Ao procurar garantir os chamados direitos sociais, o Estado é invariavelmente levado a coarctar os direitos individuais - particularmente o direito à liberdade. Assim, as leis que visam garantir o direito ao trabalho coarctam a liberdade dos empregadores e, frequentemente, a dos empregados também; o sistema obrigatório de segurança Social impede cada cidadão de escolher o seu próprio regime de reforma; os sistemas colectivizadores da educação e saúde retiram a todos os cidadãos a liberdade de escolherem os serviços de educação para os seus filhos e de saúde para si próprios.

Ter um emprego, uma reforma, saúde e educação são elementos que contribuem para a felicidade das pessoas. Mas aquilo que o Ministro Fernando Nogueira nos propõe é um "direito à felicidade" abrangente, que, para além do emprego, da reforma, da saúde e da educação, passa a incluir também aspectos de natureza espiritual, estética, literária, sexual até, que contribuem para a felicidade de um homem.
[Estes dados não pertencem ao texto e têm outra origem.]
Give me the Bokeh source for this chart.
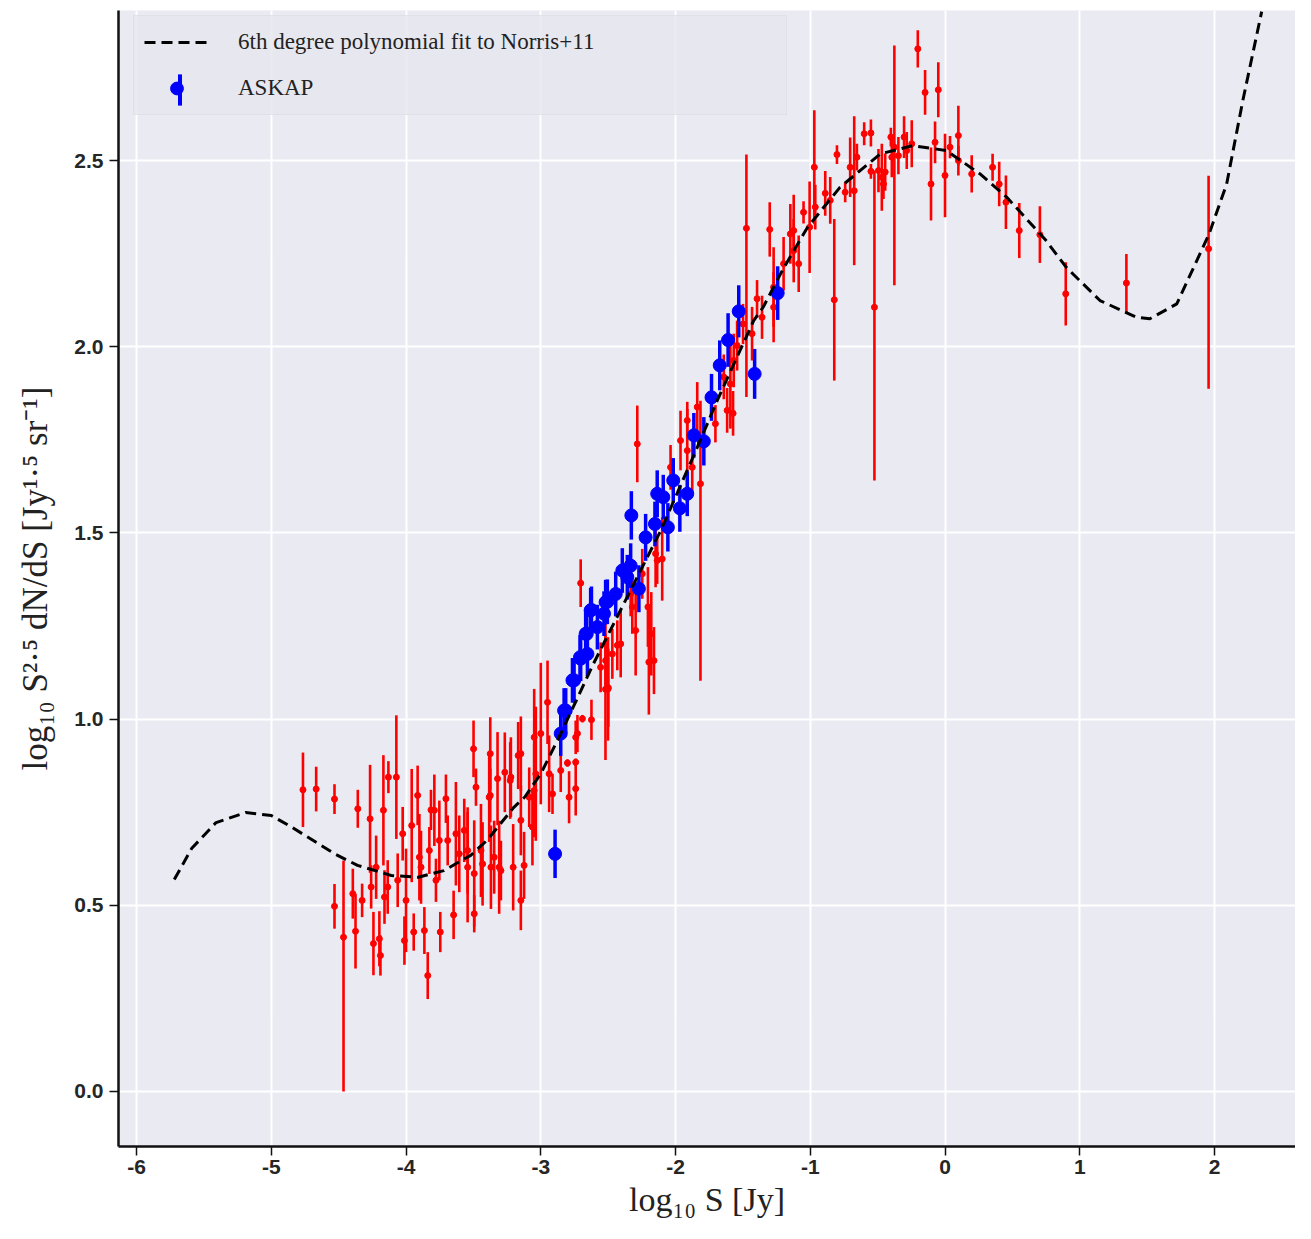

Para concretizar este direito, o Estado será inevitavelmente levado a dotar o Pais de um definição oficial de felicidade, nas suas várias vertentes (espiritual, sexual, literária, estática), para além daquelas onde uma tal definição oficial já existe (trabalho, reforma, saúde, educação, etc.) e, em seguida, a adoptar as políticas (espirituais, sexuais, literárias, estéticas) necessárias para realizar a felicidade, tal como ela è oficialmente entendida. Quando tudo estiver feito, o país será então o modelo acabado de um Estado totalitário, tal é o fim a que o "direito à felicidade" inevitavelmente conduz.»